One stop shopping gets new meaning at tax time
Jackson-Hewitt tax preparation kiosks are now open in more than 2,000 Walmart stores in anticipation of an onslaught of consumers eager for their refund to arrive as soon as possible. Nearly half of those who receive a refund get it in February, according to IRS data cited by Walmart, so the retailer is touting the presence of Jackson-Hewitt kiosks in its stores and a preparation fee of $38 for the most basic of returns, the 1040EZ, with only two W2s. According to Walmart research, its customers consider their tax refund check to be their biggest payday of the year and they use the money to pay bills, for savings and to buy necessities.
“We understand that tax time is a good time for our customers, who count on their refund checks and need them cashed right away,” said Jane Thompson, president of Walmart Financial Services. “One-stop shopping at Walmart means you can cash your refund check at the Walmart everyday low price and use the savings to pay your bills, transfer money to friends or family and then save more money when you shop throughout our stores.”

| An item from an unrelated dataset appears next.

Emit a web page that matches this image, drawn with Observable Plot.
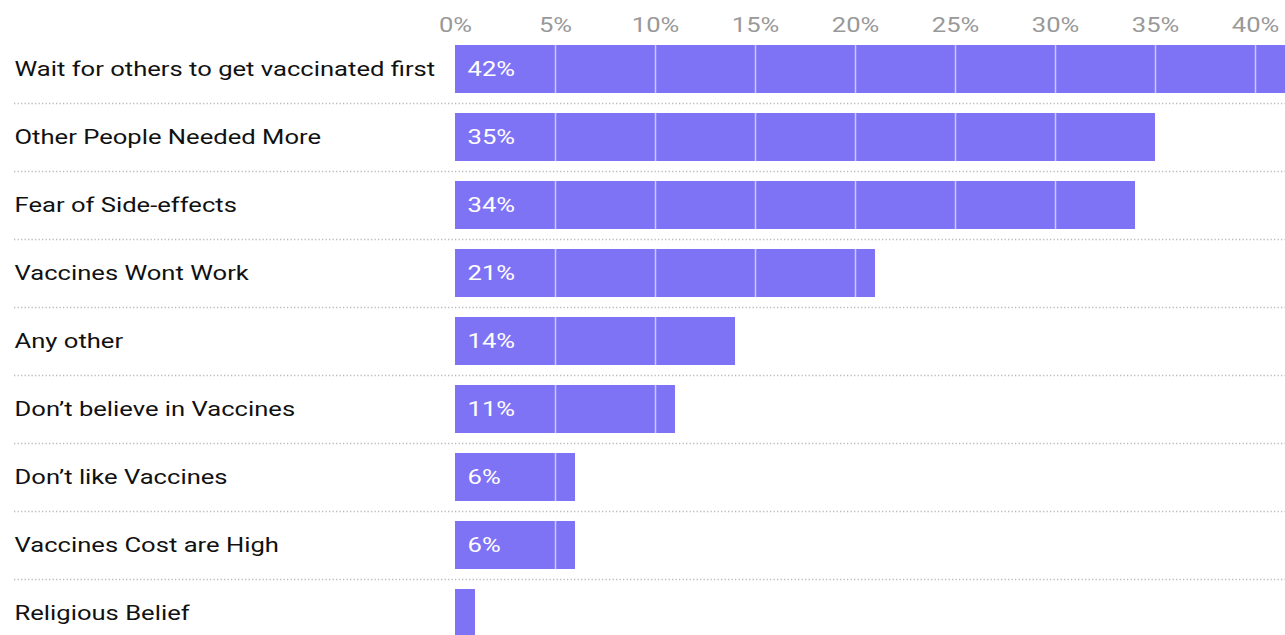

Walmart does offer the lowest fees in the industry, but that’s not hard to do as the typical check-cashing outfits have a reputation for exorbitant fees. At Walmart, it’s only $3 to cash a check up to $1,000 and only $6 for a check up to $5,000. It would seem that anyone who earned enough money to receive a $5,000 tax refund would have a bank at which to cash their check, but that’s another issue. The point is, Walmart could charge higher fees and still be priced well below competitors, but it doesn’t because the customer traffic is more valuable than a few points on the cashing fee. Walmart wants people with their biggest payday of the year in its stores with fresh money to buy things they want in addition to food and consumables.
“Our goal is transparency in pricing as much as possible. It helps people when they know the cost of financial products and services. We are working to make sure that happens for all our money services at Walmart,” Thompson said.